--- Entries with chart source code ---
============================================================

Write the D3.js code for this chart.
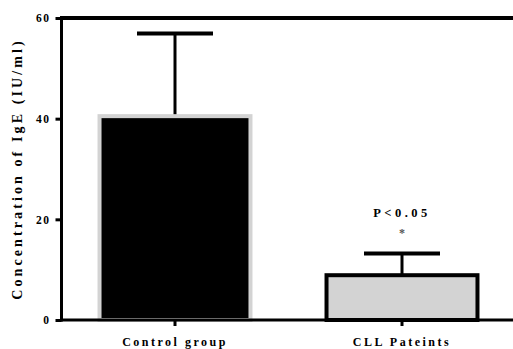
<!DOCTYPE html>
<html><head><meta charset="utf-8">
<script src="https://cdn.jsdelivr.net/npm/d3@7"></script>
<style>body{margin:0;background:#fff;} svg{display:block;}</style>
</head><body>
<svg id="c" width="513" height="349"></svg>
<script>
const categories = ["Control group", "CLL Pateints"];
const means = [40.5, 8.9];
const errors = [16.4, 4.3];
const yTicks = [0, 20, 40, 60];
const yTitle = "Concentration of IgE (IU/ml)";
const sigLabel = "P<0.05";
const sigMark = "*";

const svg = d3.select("#c");
const font = "'Liberation Serif','Times New Roman',serif";
const y = d3.scaleLinear().domain([0, 60]).range([320, 18]);
const x = d3.scaleBand().domain(categories).range([61.5, 515.5]).paddingInner(0.335).paddingOuter(0.1675);

const fills = ["#000000", "#d3d3d3"];
const strokes = ["#d3d3d3", "#000000"];

// error bars
categories.forEach((c, i) => {
  const cx = x(c) + x.bandwidth() / 2;
  svg.append("line").attr("x1", cx).attr("x2", cx).attr("y1", y(means[i])).attr("y2", y(means[i] + errors[i]))
    .attr("stroke", "#000").attr("stroke-width", 3);
  svg.append("line").attr("x1", cx - 38).attr("x2", cx + 38).attr("y1", y(means[i] + errors[i])).attr("y2", y(means[i] + errors[i]))
    .attr("stroke", "#000").attr("stroke-width", 4);
});

svg.selectAll("rect.bar").data(categories).enter().append("rect")
  .attr("class", "bar")
  .attr("x", d => x(d)).attr("width", x.bandwidth())
  .attr("y", (d, i) => y(means[i])).attr("height", (d, i) => y(0) - y(means[i]))
  .attr("fill", (d, i) => fills[i]).attr("stroke", (d, i) => strokes[i]).attr("stroke-width", 4);

// top line
svg.append("line").attr("x1", 60).attr("x2", 513).attr("y1", y(60)).attr("y2", y(60)).attr("stroke", "#000").attr("stroke-width", 4);

// y axis
const yAxis = svg.append("g").attr("transform", "translate(61.5,0)")
  .call(d3.axisLeft(y).tickValues(yTicks).tickSize(6).tickPadding(5).tickFormat(d3.format("d")));
yAxis.select(".domain").attr("stroke", "#000").attr("stroke-width", 3).attr("d", `M0,${y(60)-1}V${y(0)+1.5}`);
yAxis.selectAll(".tick line").attr("stroke", "#000").attr("stroke-width", 3);
yAxis.selectAll(".tick text").attr("font-family", font).attr("font-weight", "bold").attr("font-size", 11.5)
  .attr("letter-spacing", "1.5px").attr("fill", "#000");

// x axis
const xAxis = svg.append("g").attr("transform", "translate(0,320)")
  .call(d3.axisBottom(x).tickSize(6).tickPadding(11));
xAxis.select(".domain").attr("stroke", "#000").attr("stroke-width", 3).attr("d", "M60,0H513");
xAxis.selectAll(".tick line").attr("stroke", "#000").attr("stroke-width", 3);
xAxis.selectAll(".tick text").attr("font-family", font).attr("font-weight", "bold").attr("font-size", 12)
  .attr("letter-spacing", "2.5px").attr("fill", "#000");

// y title
svg.append("text").attr("transform", `translate(22,${169}) rotate(-90)`).attr("text-anchor", "middle")
  .attr("font-family", font).attr("font-weight", "bold").attr("font-size", 14).attr("letter-spacing", "3.1px")
  .text(yTitle);

// significance
const c2 = x(categories[1]) + x.bandwidth() / 2;
svg.append("text").attr("x", c2).attr("y", 217).attr("text-anchor", "middle")
  .attr("font-family", font).attr("font-weight", "bold").attr("font-size", 12.5).attr("letter-spacing", "3.5px").text(sigLabel);
svg.append("text").attr("x", c2).attr("y", 237).attr("text-anchor", "middle")
  .attr("font-family", font).attr("font-weight", "bold").attr("font-size", 12).attr("fill", "#555").text(sigMark);
</script>
</body></html>
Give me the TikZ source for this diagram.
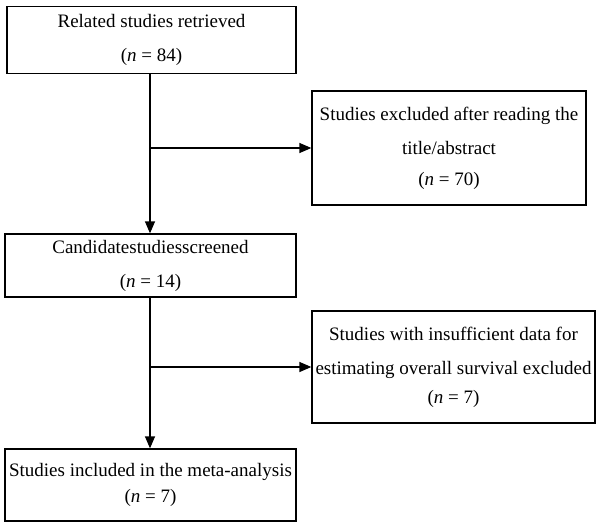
\documentclass[tikz,border=0pt]{standalone}
\usepackage{fontspec}
\setmainfont{Liberation Serif}
\usepackage{tikz}
\usetikzlibrary{arrows.meta}

\tikzset{
	stagebox/.style={draw, line width=1.3pt, align=center, inner sep=0pt,
		font=\fontsize{19}{34}\selectfont},
	flow/.style={line width=1.3pt, -{Triangle[length=12pt,width=10pt]}}
}

\begin{document}
\begin{tikzpicture}[x=1pt, y=-1pt]
				\useasboundingbox (0,0) rectangle (600,527);
				\node[stagebox, minimum width=289pt, minimum height=67pt] (retrieved) at (151.5,40) {Related studies retrieved\\(\textit{n} = 84)};
				\node[stagebox, minimum width=274pt, minimum height=114pt] (excl1) at (449,148) {Studies excluded after reading the\\title/abstract\\[-3pt](\textit{n} = 70)};
				\node[stagebox, minimum width=291pt, minimum height=63pt] (screened) at (150.5,265.5) {Candidatestudiesscreened\\(\textit{n} = 14)};
				\node[stagebox, minimum width=283pt, minimum height=112pt] (excl2) at (453.5,367) {Studies with insufficient data for\\estimating overall survival excluded\\[-5pt](\textit{n} = 7)};
				\node[stagebox, minimum width=291pt, minimum height=72pt, font=\fontsize{19}{26}\selectfont] (included) at (150.5,485) {Studies included in the meta-analysis\\(\textit{n} = 7)};
				% main path
				\draw[flow] (retrieved.south -| 150,0) -- (screened.north -| 150,0);
				\draw[flow] (screened.south -| 150,0) -- (included.north -| 150,0);
				% exclusions
				\coordinate (cut1) at (150,148);
				\coordinate (cut2) at (150,367);
				\draw[flow] (cut1) -- (excl1.west);
				\draw[flow] (cut2) -- (excl2.west);

			\end{tikzpicture}
\end{document}
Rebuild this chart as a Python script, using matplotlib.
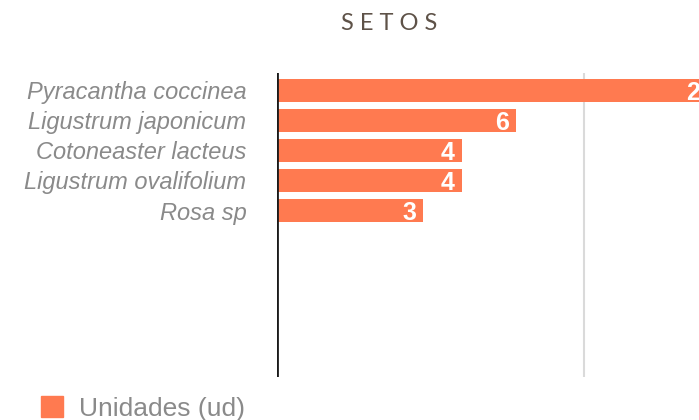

============================================================

--- TO DO ---
What comes back should match the records exactly, minus any pictures.

--- EXERCISE OUTPUT ---
Write the D3.js code for this chart.
<!DOCTYPE html>
<html><head><meta charset="utf-8">
<script src="https://cdn.jsdelivr.net/npm/d3@7"></script>
<style>body{margin:0;background:#fff;} svg{display:block;}</style>
</head><body>
<svg id="c" width="513" height="349"></svg>
<script>
const categories = ["Control group", "CLL Pateints"];
const means = [40.5, 8.9];
const errors = [16.4, 4.3];
const yTicks = [0, 20, 40, 60];
const yTitle = "Concentration of IgE (IU/ml)";
const sigLabel = "P<0.05";
const sigMark = "*";

const svg = d3.select("#c");
const font = "'Liberation Serif','Times New Roman',serif";
const y = d3.scaleLinear().domain([0, 60]).range([320, 18]);
const x = d3.scaleBand().domain(categories).range([61.5, 515.5]).paddingInner(0.335).paddingOuter(0.1675);

const fills = ["#000000", "#d3d3d3"];
const strokes = ["#d3d3d3", "#000000"];

// error bars
categories.forEach((c, i) => {
  const cx = x(c) + x.bandwidth() / 2;
  svg.append("line").attr("x1", cx).attr("x2", cx).attr("y1", y(means[i])).attr("y2", y(means[i] + errors[i]))
    .attr("stroke", "#000").attr("stroke-width", 3);
  svg.append("line").attr("x1", cx - 38).attr("x2", cx + 38).attr("y1", y(means[i] + errors[i])).attr("y2", y(means[i] + errors[i]))
    .attr("stroke", "#000").attr("stroke-width", 4);
});

svg.selectAll("rect.bar").data(categories).enter().append("rect")
  .attr("class", "bar")
  .attr("x", d => x(d)).attr("width", x.bandwidth())
  .attr("y", (d, i) => y(means[i])).attr("height", (d, i) => y(0) - y(means[i]))
  .attr("fill", (d, i) => fills[i]).attr("stroke", (d, i) => strokes[i]).attr("stroke-width", 4);

// top line
svg.append("line").attr("x1", 60).attr("x2", 513).attr("y1", y(60)).attr("y2", y(60)).attr("stroke", "#000").attr("stroke-width", 4);

// y axis
const yAxis = svg.append("g").attr("transform", "translate(61.5,0)")
  .call(d3.axisLeft(y).tickValues(yTicks).tickSize(6).tickPadding(5).tickFormat(d3.format("d")));
yAxis.select(".domain").attr("stroke", "#000").attr("stroke-width", 3).attr("d", `M0,${y(60)-1}V${y(0)+1.5}`);
yAxis.selectAll(".tick line").attr("stroke", "#000").attr("stroke-width", 3);
yAxis.selectAll(".tick text").attr("font-family", font).attr("font-weight", "bold").attr("font-size", 11.5)
  .attr("letter-spacing", "1.5px").attr("fill", "#000");

// x axis
const xAxis = svg.append("g").attr("transform", "translate(0,320)")
  .call(d3.axisBottom(x).tickSize(6).tickPadding(11));
xAxis.select(".domain").attr("stroke", "#000").attr("stroke-width", 3).attr("d", "M60,0H513");
xAxis.selectAll(".tick line").attr("stroke", "#000").attr("stroke-width", 3);
xAxis.selectAll(".tick text").attr("font-family", font).attr("font-weight", "bold").attr("font-size", 12)
  .attr("letter-spacing", "2.5px").attr("fill", "#000");

// y title
svg.append("text").attr("transform", `translate(22,${169}) rotate(-90)`).attr("text-anchor", "middle")
  .attr("font-family", font).attr("font-weight", "bold").attr("font-size", 14).attr("letter-spacing", "3.1px")
  .text(yTitle);

// significance
const c2 = x(categories[1]) + x.bandwidth() / 2;
svg.append("text").attr("x", c2).attr("y", 217).attr("text-anchor", "middle")
  .attr("font-family", font).attr("font-weight", "bold").attr("font-size", 12.5).attr("letter-spacing", "3.5px").text(sigLabel);
svg.append("text").attr("x", c2).attr("y", 237).attr("text-anchor", "middle")
  .attr("font-family", font).attr("font-weight", "bold").attr("font-size", 12).attr("fill", "#555").text(sigMark);
</script>
</body></html>
Give me the TikZ source for this diagram.
\documentclass[tikz,border=0pt]{standalone}
\usepackage{fontspec}
\setmainfont{Liberation Serif}
\usepackage{tikz}
\usetikzlibrary{arrows.meta}

\tikzset{
	stagebox/.style={draw, line width=1.3pt, align=center, inner sep=0pt,
		font=\fontsize{19}{34}\selectfont},
	flow/.style={line width=1.3pt, -{Triangle[length=12pt,width=10pt]}}
}

\begin{document}
\begin{tikzpicture}[x=1pt, y=-1pt]
				\useasboundingbox (0,0) rectangle (600,527);
				\node[stagebox, minimum width=289pt, minimum height=67pt] (retrieved) at (151.5,40) {Related studies retrieved\\(\textit{n} = 84)};
				\node[stagebox, minimum width=274pt, minimum height=114pt] (excl1) at (449,148) {Studies excluded after reading the\\title/abstract\\[-3pt](\textit{n} = 70)};
				\node[stagebox, minimum width=291pt, minimum height=63pt] (screened) at (150.5,265.5) {Candidatestudiesscreened\\(\textit{n} = 14)};
				\node[stagebox, minimum width=283pt, minimum height=112pt] (excl2) at (453.5,367) {Studies with insufficient data for\\estimating overall survival excluded\\[-5pt](\textit{n} = 7)};
				\node[stagebox, minimum width=291pt, minimum height=72pt, font=\fontsize{19}{26}\selectfont] (included) at (150.5,485) {Studies included in the meta-analysis\\(\textit{n} = 7)};
				% main path
				\draw[flow] (retrieved.south -| 150,0) -- (screened.north -| 150,0);
				\draw[flow] (screened.south -| 150,0) -- (included.north -| 150,0);
				% exclusions
				\coordinate (cut1) at (150,148);
				\coordinate (cut2) at (150,367);
				\draw[flow] (cut1) -- (excl1.west);
				\draw[flow] (cut2) -- (excl2.west);

			\end{tikzpicture}
\end{document}
Rebuild this chart as a Python script, using matplotlib.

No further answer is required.